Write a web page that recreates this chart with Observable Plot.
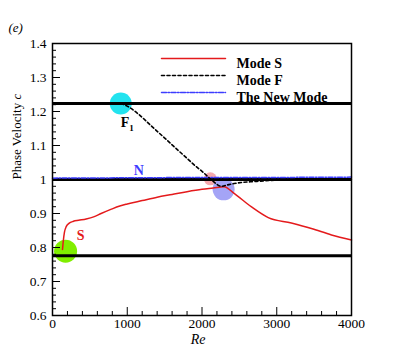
<!DOCTYPE html>
<html><head><meta charset="utf-8">
<script src="https://cdn.jsdelivr.net/npm/d3@7"></script>
<script src="https://cdn.jsdelivr.net/npm/@observablehq/plot@0.6"></script>
<style>body{margin:0;background:#fff} svg text, svg tspan {font-family: "Liberation Serif", serif !important;}</style>
</head><body><div id="chart"></div>
<script>
// Mode S (red)
const sRe = [134,145,160,185,220,280,350,450,550,650,780,900,1000,1200,1400,1600,1800,2000,2150,2295,2430,2658,2886,3195,3463,3732,4000];
const sC  = [0.794,0.82,0.845,0.862,0.871,0.877,0.880,0.884,0.890,0.900,0.912,0.922,0.928,0.938,0.948,0.956,0.964,0.971,0.975,0.979,0.959,0.920,0.888,0.872,0.856,0.837,0.822];
// Mode F (black dashed)
const fRe = [913,980,1141,1315,1490,1600,1700,1800,1900,2000,2111,2175,2255,2340,2430,2523,2700,2900,3100,3500,4000];
const fC  = [1.2235,1.218,1.194,1.159,1.124,1.102,1.082,1.062,1.042,1.024,1.002,0.990,0.980,0.984,0.988,0.991,0.994,0.997,0.999,1.0,1.0];
// The New Mode (blue dash-dot)
const nRe = [0,1000,2000,3000,4000];
const nC  = [1.004,1.005,1.006,1.006,1.007];
// reference horizontal lines
const refC = [0.776, 1.0, 1.2235];
// highlighted points
const circleRe = [913, 175, 2111, 2289];
const circleC  = [1.2235, 0.789, 1.002, 0.971];
// annotations
const annLabels = ["F1", "N", "S"];
const annRe = [1000, 1154, 376];
const annC  = [1.168, 1.026, 0.835];
// legend
const legendLabels = ["Mode S", "Mode F", "The New Mode"];
// ticks
const xMajor = [0,1000,2000,3000,4000];
const xMinor = d3.range(0, 4001, 200).filter(v => v % 1000 !== 0);
const yMajor = [0.6,0.7,0.8,0.9,1.0,1.1,1.2,1.3,1.4];
const yMinor = d3.range(30, 71, 1).map(v => v/50).filter(v => Math.abs(v*10 - Math.round(v*10)) > 1e-6);

const S = sRe.map((x,i) => ({x, y: sC[i]}));
const F = fRe.map((x,i) => ({x, y: fC[i]}));
const N = nRe.map((x,i) => ({x, y: nC[i]}));
const circ = circleRe.map((x,i) => ({x, y: circleC[i]}));
const ann = annLabels.map((t,i) => ({t, x: annRe[i], y: annC[i]}));

const FONT = "Liberation Serif";
const red = "#e41a1c", blue = "#3d3dff";
const circColors = ["#22e3ef", "#80ee00", "#f6a9ae", "#a4a4f6"];
const circR = [11, 11.5, 6.5, 11];
const lineShape = {draw(ctx, l){ ctx.moveTo(0,0); ctx.lineTo(0,-l); }};
const legStyles = [
  {stroke: red, strokeWidth: 1.5},
  {stroke: "black", strokeWidth: 1.6, strokeDasharray: "3,2.5"},
  {stroke: blue, strokeWidth: 1.5, strokeDasharray: "5,1.5,1.5,1.5"}
];

const chart = Plot.plot({
  width: 399, height: 355,
  marginLeft: 52, marginRight: 48, marginTop: 43, marginBottom: 40,
  x: {domain: [0, 4000]},
  y: {domain: [0.6, 1.4]},
  style: {fontFamily: FONT, fontSize: "13.5px", color: "black", background: "white"},
  marks: [
    ...circ.map((d,i) => Plot.dot([d], {x: "x", y: "y", r: circR[i], fill: circColors[i], stroke: null})),
    Plot.ruleY(refC, {stroke: "black", strokeWidth: 3}),
    Plot.line(N, {x: "x", y: "y", stroke: blue, strokeWidth: 1.5, strokeDasharray: "5,1.5,1.5,1.5"}),
    Plot.line(S, {x: "x", y: "y", stroke: red, strokeWidth: 1.5, curve: "monotone-x"}),
    Plot.line(F, {x: "x", y: "y", stroke: "black", strokeWidth: 1.6, strokeDasharray: "3,2.5", curve: "monotone-x"}),
    Plot.text(ann, {x: "x", y: "y", text: "t", fontWeight: "bold", fontSize: 14, fontFamily: FONT,
      fill: d => d.t === "N" ? blue : d.t === "S" ? red : "black"}),
    Plot.frame({stroke: "black", strokeWidth: 1.5}),
    Plot.axisY(yMajor, {tickSize: -8, tickPadding: 14, tickFormat: d => String(+d.toFixed(1)), label: null, fontFamily: FONT, fontSize: 13.5}),
    Plot.axisY(yMinor, {tickSize: -4, tickFormat: () => "", label: null}),
    Plot.axisX(xMajor, {tickSize: -8, tickPadding: 11, tickFormat: d => String(d), label: null, fontFamily: FONT, fontSize: 13.5}),
    Plot.axisX(xMinor, {tickSize: -4, tickFormat: () => "", label: null}),
    ...legendLabels.map((t,i) => Plot.vector([t], {frameAnchor: "top-left", dx: 109, dy: 15 + 17*i, length: 64, rotate: 90, anchor: "start", shape: lineShape, ...legStyles[i]})),
    ...legendLabels.map((t,i) => Plot.text([t], {frameAnchor: "top-left", dx: 184, dy: 15 + 17*i, textAnchor: "start", fontWeight: "bold", fontSize: 14, fontFamily: FONT})),
    Plot.text(["Re"], {frameAnchor: "bottom", dx: -4, dy: 28, fontStyle: "italic", fontSize: 14, fontFamily: FONT}),
    Plot.text(["Phase Velocity c"], {frameAnchor: "left", dx: -36, rotate: -90, fontSize: 13, fontFamily: FONT}),
    Plot.text(["(e)"], {frameAnchor: "top-left", dx: -44, dy: -21, textAnchor: "start", fontStyle: "italic", fontSize: 13, fontFamily: FONT})
  ]
});
// rich text touches: subscript on F1, italic c in axis label
chart.querySelectorAll("text").forEach(t => {
  if (t.textContent === "F1") {
    t.textContent = "F";
    const s = document.createElementNS("http://www.w3.org/2000/svg", "tspan");
    s.setAttribute("dy", "4"); s.setAttribute("font-size", "9"); s.textContent = "1";
    t.appendChild(s);
  } else if (t.textContent === "Phase Velocity c") {
    t.textContent = "Phase Velocity ";
    const s = document.createElementNS("http://www.w3.org/2000/svg", "tspan");
    s.setAttribute("font-style", "italic"); s.textContent = "c";
    t.appendChild(s);
  }
});
document.getElementById("chart").appendChild(chart);
</script>
</body></html>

------------------------

**Exercise instructions:**
Take the listing above and restate it word for word, without its pictures.

**Task result:**
Write a web page that recreates this chart with Observable Plot.
<!DOCTYPE html>
<html><head><meta charset="utf-8">
<script src="https://cdn.jsdelivr.net/npm/d3@7"></script>
<script src="https://cdn.jsdelivr.net/npm/@observablehq/plot@0.6"></script>
<style>body{margin:0;background:#fff} svg text, svg tspan {font-family: "Liberation Serif", serif !important;}</style>
</head><body><div id="chart"></div>
<script>
// Mode S (red)
const sRe = [134,145,160,185,220,280,350,450,550,650,780,900,1000,1200,1400,1600,1800,2000,2150,2295,2430,2658,2886,3195,3463,3732,4000];
const sC  = [0.794,0.82,0.845,0.862,0.871,0.877,0.880,0.884,0.890,0.900,0.912,0.922,0.928,0.938,0.948,0.956,0.964,0.971,0.975,0.979,0.959,0.920,0.888,0.872,0.856,0.837,0.822];
// Mode F (black dashed)
const fRe = [913,980,1141,1315,1490,1600,1700,1800,1900,2000,2111,2175,2255,2340,2430,2523,2700,2900,3100,3500,4000];
const fC  = [1.2235,1.218,1.194,1.159,1.124,1.102,1.082,1.062,1.042,1.024,1.002,0.990,0.980,0.984,0.988,0.991,0.994,0.997,0.999,1.0,1.0];
// The New Mode (blue dash-dot)
const nRe = [0,1000,2000,3000,4000];
const nC  = [1.004,1.005,1.006,1.006,1.007];
// reference horizontal lines
const refC = [0.776, 1.0, 1.2235];
// highlighted points
const circleRe = [913, 175, 2111, 2289];
const circleC  = [1.2235, 0.789, 1.002, 0.971];
// annotations
const annLabels = ["F1", "N", "S"];
const annRe = [1000, 1154, 376];
const annC  = [1.168, 1.026, 0.835];
// legend
const legendLabels = ["Mode S", "Mode F", "The New Mode"];
// ticks
const xMajor = [0,1000,2000,3000,4000];
const xMinor = d3.range(0, 4001, 200).filter(v => v % 1000 !== 0);
const yMajor = [0.6,0.7,0.8,0.9,1.0,1.1,1.2,1.3,1.4];
const yMinor = d3.range(30, 71, 1).map(v => v/50).filter(v => Math.abs(v*10 - Math.round(v*10)) > 1e-6);

const S = sRe.map((x,i) => ({x, y: sC[i]}));
const F = fRe.map((x,i) => ({x, y: fC[i]}));
const N = nRe.map((x,i) => ({x, y: nC[i]}));
const circ = circleRe.map((x,i) => ({x, y: circleC[i]}));
const ann = annLabels.map((t,i) => ({t, x: annRe[i], y: annC[i]}));

const FONT = "Liberation Serif";
const red = "#e41a1c", blue = "#3d3dff";
const circColors = ["#22e3ef", "#80ee00", "#f6a9ae", "#a4a4f6"];
const circR = [11, 11.5, 6.5, 11];
const lineShape = {draw(ctx, l){ ctx.moveTo(0,0); ctx.lineTo(0,-l); }};
const legStyles = [
  {stroke: red, strokeWidth: 1.5},
  {stroke: "black", strokeWidth: 1.6, strokeDasharray: "3,2.5"},
  {stroke: blue, strokeWidth: 1.5, strokeDasharray: "5,1.5,1.5,1.5"}
];

const chart = Plot.plot({
  width: 399, height: 355,
  marginLeft: 52, marginRight: 48, marginTop: 43, marginBottom: 40,
  x: {domain: [0, 4000]},
  y: {domain: [0.6, 1.4]},
  style: {fontFamily: FONT, fontSize: "13.5px", color: "black", background: "white"},
  marks: [
    ...circ.map((d,i) => Plot.dot([d], {x: "x", y: "y", r: circR[i], fill: circColors[i], stroke: null})),
    Plot.ruleY(refC, {stroke: "black", strokeWidth: 3}),
    Plot.line(N, {x: "x", y: "y", stroke: blue, strokeWidth: 1.5, strokeDasharray: "5,1.5,1.5,1.5"}),
    Plot.line(S, {x: "x", y: "y", stroke: red, strokeWidth: 1.5, curve: "monotone-x"}),
    Plot.line(F, {x: "x", y: "y", stroke: "black", strokeWidth: 1.6, strokeDasharray: "3,2.5", curve: "monotone-x"}),
    Plot.text(ann, {x: "x", y: "y", text: "t", fontWeight: "bold", fontSize: 14, fontFamily: FONT,
      fill: d => d.t === "N" ? blue : d.t === "S" ? red : "black"}),
    Plot.frame({stroke: "black", strokeWidth: 1.5}),
    Plot.axisY(yMajor, {tickSize: -8, tickPadding: 14, tickFormat: d => String(+d.toFixed(1)), label: null, fontFamily: FONT, fontSize: 13.5}),
    Plot.axisY(yMinor, {tickSize: -4, tickFormat: () => "", label: null}),
    Plot.axisX(xMajor, {tickSize: -8, tickPadding: 11, tickFormat: d => String(d), label: null, fontFamily: FONT, fontSize: 13.5}),
    Plot.axisX(xMinor, {tickSize: -4, tickFormat: () => "", label: null}),
    ...legendLabels.map((t,i) => Plot.vector([t], {frameAnchor: "top-left", dx: 109, dy: 15 + 17*i, length: 64, rotate: 90, anchor: "start", shape: lineShape, ...legStyles[i]})),
    ...legendLabels.map((t,i) => Plot.text([t], {frameAnchor: "top-left", dx: 184, dy: 15 + 17*i, textAnchor: "start", fontWeight: "bold", fontSize: 14, fontFamily: FONT})),
    Plot.text(["Re"], {frameAnchor: "bottom", dx: -4, dy: 28, fontStyle: "italic", fontSize: 14, fontFamily: FONT}),
    Plot.text(["Phase Velocity c"], {frameAnchor: "left", dx: -36, rotate: -90, fontSize: 13, fontFamily: FONT}),
    Plot.text(["(e)"], {frameAnchor: "top-left", dx: -44, dy: -21, textAnchor: "start", fontStyle: "italic", fontSize: 13, fontFamily: FONT})
  ]
});
// rich text touches: subscript on F1, italic c in axis label
chart.querySelectorAll("text").forEach(t => {
  if (t.textContent === "F1") {
    t.textContent = "F";
    const s = document.createElementNS("http://www.w3.org/2000/svg", "tspan");
    s.setAttribute("dy", "4"); s.setAttribute("font-size", "9"); s.textContent = "1";
    t.appendChild(s);
  } else if (t.textContent === "Phase Velocity c") {
    t.textContent = "Phase Velocity ";
    const s = document.createElementNS("http://www.w3.org/2000/svg", "tspan");
    s.setAttribute("font-style", "italic"); s.textContent = "c";
    t.appendChild(s);
  }
});
document.getElementById("chart").appendChild(chart);
</script>
</body></html>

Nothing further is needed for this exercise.